The rich did not for the most part want the Affordable Care Act (“Obamacare”). They instructed all the Republican representatives and senators to vote against it, and all did. (Despite the occasional populism of some of them, the Republican Party politicians mainly represent the interests of the richest people in society.)
The Democratic Party is a hybrid, representing the middle class and also some types of corporation (Hollywood, Silicon Valley, etc.). I think President Obama genuinely cares about people, but for a professional politician who is a Democrat, the ACA had many advantages– helping constituencies that vote Democratic and underlining the usefulness of government.
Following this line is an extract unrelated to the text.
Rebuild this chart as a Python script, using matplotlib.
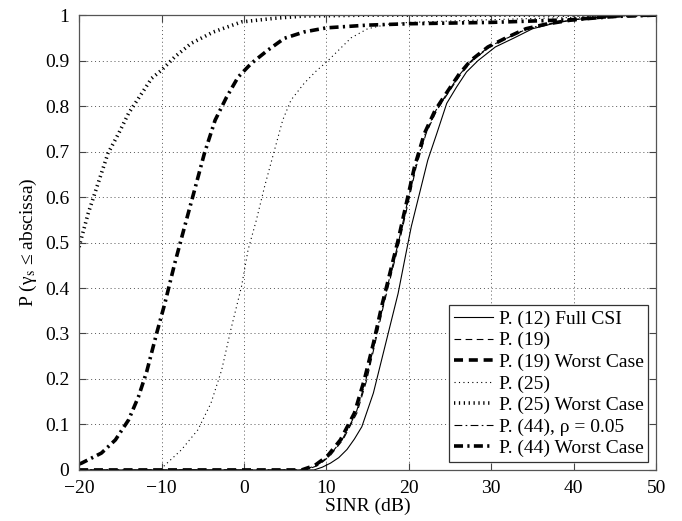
import matplotlib
matplotlib.use("Agg")
from matplotlib import pyplot as plt

# SINR (dB) and CDF values
x_full = [-20, 8.5, 9.5, 10.5, 11.5, 12.5, 13.4, 14.3, 15.7, 16.7, 17.7, 18.7, 19.5, 20.3, 21.3,
          22.3, 23.4, 24.6, 25.8, 27.0, 28.4, 30.5, 32.8, 35.0, 37.2, 40, 43, 46, 50]
y_full = [0, 0, 0.006, 0.015, 0.027, 0.045, 0.068, 0.095, 0.169, 0.242, 0.315, 0.388, 0.462,
          0.535, 0.608, 0.681, 0.74, 0.806, 0.842, 0.875, 0.9, 0.93, 0.95, 0.97, 0.98, 0.99,
          0.995, 0.999, 1.0]

x_p19 = [-20, 7.5, 9, 10.4, 12.0, 13.7, 14.9, 15.9, 16.9, 17.9, 18.9, 19.9, 20.9, 22.1, 23.4,
         25.0, 26.3, 27.7, 29.8, 32.0, 34.4, 36.8, 40, 43, 46, 50]
y_p19 = [0, 0, 0.01, 0.03, 0.066, 0.125, 0.198, 0.278, 0.359, 0.432, 0.505, 0.586, 0.667, 0.74,
         0.791, 0.835, 0.87, 0.9, 0.93, 0.95, 0.97, 0.98, 0.99, 0.995, 0.999, 1.0]

x_p19wc = [-20, 7, 8.6, 10.1, 11.7, 13.4, 14.6, 15.7, 16.7, 17.7, 18.7, 19.7, 20.7, 21.9, 23.2,
           24.8, 26.1, 27.5, 29.6, 31.8, 34.2, 36.6, 40, 43, 46, 50]
y_p19wc = [0, 0, 0.01, 0.03, 0.066, 0.125, 0.198, 0.278, 0.359, 0.432, 0.505, 0.586, 0.667, 0.74,
           0.791, 0.835, 0.87, 0.9, 0.93, 0.95, 0.97, 0.98, 0.99, 0.995, 0.999, 1.0]

x_p25 = [-10, -9.8, -7.6, -5.6, -4.0, -2.7, -1.6, -0.3, 0.5, 1.5, 2.5, 3.7, 4.7, 5.7, 7.3, 8.7,
         10.2, 11.6, 13.0, 15.0, 17.5, 20, 25, 30, 40, 50]
y_p25 = [0, 0.007, 0.044, 0.088, 0.147, 0.22, 0.308, 0.403, 0.484, 0.549, 0.623, 0.703, 0.769,
         0.813, 0.85, 0.876, 0.9, 0.925, 0.95, 0.97, 0.98, 0.984, 0.987, 0.99, 0.995, 1.0]

x_p25wc = [-20, -19.9, -18.9, -17.7, -16.5, -15.2, -14.0, -12.4, -11.2, -10.0, -8.4, -6.4, -3.7,
           -0.3, 3.7, 7.3, 15, 30, 50]
y_p25wc = [0.49, 0.498, 0.564, 0.63, 0.696, 0.74, 0.784, 0.828, 0.861, 0.879, 0.908, 0.938,
           0.963, 0.985, 0.993, 0.998, 1.0, 1.0, 1.0]

x_p44 = [-20, 7.2, 8.8, 10.3, 11.9, 13.6, 14.8, 15.8, 16.8, 17.8, 18.8, 19.8, 20.8, 22.0, 23.3,
         24.9, 26.2, 27.6, 29.7, 31.9, 34.3, 36.7, 40, 43, 46, 50]
y_p44 = [0, 0, 0.01, 0.03, 0.066, 0.125, 0.198, 0.278, 0.359, 0.432, 0.505, 0.586, 0.667, 0.74,
         0.791, 0.835, 0.87, 0.9, 0.93, 0.95, 0.97, 0.98, 0.99, 0.995, 0.999, 1.0]

x_p44wc = [-20, -19.7, -17.3, -15.6, -14.0, -12.8, -11.8, -10.6, -9.6, -8.4, -7.2, -6.0, -4.8,
           -3.5, -2.1, -0.7, 0.9, 2.9, 4.9, 7.3, 10, 15, 20, 30, 40, 45, 50]
y_p44wc = [0.013, 0.015, 0.037, 0.066, 0.11, 0.161, 0.216, 0.3, 0.366, 0.454, 0.535, 0.615,
           0.696, 0.769, 0.82, 0.864, 0.894, 0.923, 0.949, 0.963, 0.972, 0.978, 0.981, 0.984,
           0.99, 0.997, 1.0]

labels = ["P. (12) Full CSI", "P. (19)", "P. (19) Worst Case", "P. (25)",
          "P. (25) Worst Case", "P. (44), \u03c1 = 0.05", "P. (44) Worst Case"]

plt.rcParams["font.family"] = ["Liberation Serif", "DejaVu Serif"]
plt.rcParams["mathtext.fontset"] = "stix"

fig = plt.figure(figsize=(6.82, 5.21), dpi=100)
ax = fig.add_axes([0.116, 0.098, 0.846, 0.873])

thin = 0.8
thick = 2.6
ax.plot(x_full, y_full, color="k", lw=thin, ls="-", label=labels[0])
ax.plot(x_p19, y_p19, color="k", lw=thin, ls=(0, (6, 4)), label=labels[1])
ax.plot(x_p19wc, y_p19wc, color="k", lw=thick, ls=(0, (2.5, 1.6)), label=labels[2])
ax.plot(x_p25, y_p25, color="k", lw=thin, ls=(0, (1, 3)), label=labels[3])
ax.plot(x_p25wc, y_p25wc, color="k", lw=thick, ls=(0, (0.35, 1.0)),
        dash_capstyle="butt", label=labels[4])
ax.plot(x_p44, y_p44, color="k", lw=thin, ls=(0, (7, 3, 1.5, 3)), label=labels[5])
ax.plot(x_p44wc, y_p44wc, color="k", lw=thick, ls=(0, (2.5, 1.2, 0.6, 1.2)),
        dash_capstyle="butt", label=labels[6])

ax.set_xlim(-20, 50)
ax.set_ylim(0, 1)
ax.set_xticks(range(-20, 51, 10))
ax.set_xticklabels(["\u221220", "\u221210", "0", "10", "20", "30", "40", "50"])
ax.set_yticks([i / 10 for i in range(11)])
ax.set_yticklabels(["0", "0.1", "0.2", "0.3", "0.4", "0.5", "0.6", "0.7", "0.8", "0.9", "1"])

ax.grid(True, ls=(0, (1, 3)), color="#555555", lw=0.7)
ax.tick_params(direction="in", top=True, right=True, labelsize=14, length=5, color="#444444")
ax.tick_params(axis="x", pad=7)
ax.tick_params(axis="y", pad=7)
for s in ax.spines.values():
    s.set_color("#555555")
    s.set_linewidth(0.9)

ax.set_xlabel("SINR (dB)", fontsize=14, labelpad=1)
ax.set_ylabel("P (\u03b3$_{\\rm s}$ \u2264 abscissa)", fontsize=14, labelpad=4)

leg = ax.legend(loc="lower right", fontsize=14, fancybox=False, edgecolor="#333333",
                framealpha=1, handlelength=2.0, handletextpad=0.3, borderpad=0.25,
                labelspacing=0.2, borderaxespad=0.4)
leg.get_frame().set_linewidth(0.9)

fig.savefig("out.png", dpi=100)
It seems fairly clear that the American public does not understand class conflict. They mostly were never taught sociology in school. The government turned over the limited resource of bandwidth to corporations that make money by broadcasting commercials by other corporations. Television tells generations of consumers from childhood that corporations are your friend, they are sort of like a loving big brother, they get you things that are neat, they have your best interests at heart. And this propaganda does seem to sink in.
In fact, for many in the top 0.01 percent, the ACA/ (Obamacare) involves a slight tax increase. Since they are fabulously wealthy, that tax increase did not hurt them. But they minded it because if you are fabulously wealthy you are trying to take over other millionaires and need every single bit of the resources you can muster for this game of “Masters of the Universe.”
So why isn’t the public enthusiastic about an Obamacare that insures them and their relatives?
In part it is because Republican statehouses have figured out the vulnerabilities of the program and deliberately pulled funding, making it expensive for some people in some states, or introducing other defects. Deliberately.
In part it is because of fears that the government will tax white people and give the money to brown and black people.
In fact, half of those under the poverty line are white. But the corporations and wealthy who do not want their resources being used to keep the poor alive will make sure to play on these racialized fears.
So the GOP attempt to destroy Obamacare was a raid by the filthy rich on the slim resources of the poorer neighborhoods. It was a bank robbery.
It failed, this time. But bank robbers are persistent. Willie Sutton (1901-1980), a notorious such criminal, was asked why he robbed banks, and he replied, “That’s where the money is.” The wealthy and their hired guns in Congress will be back at the earliest opportunity. And most Americans won’t even know what hit them.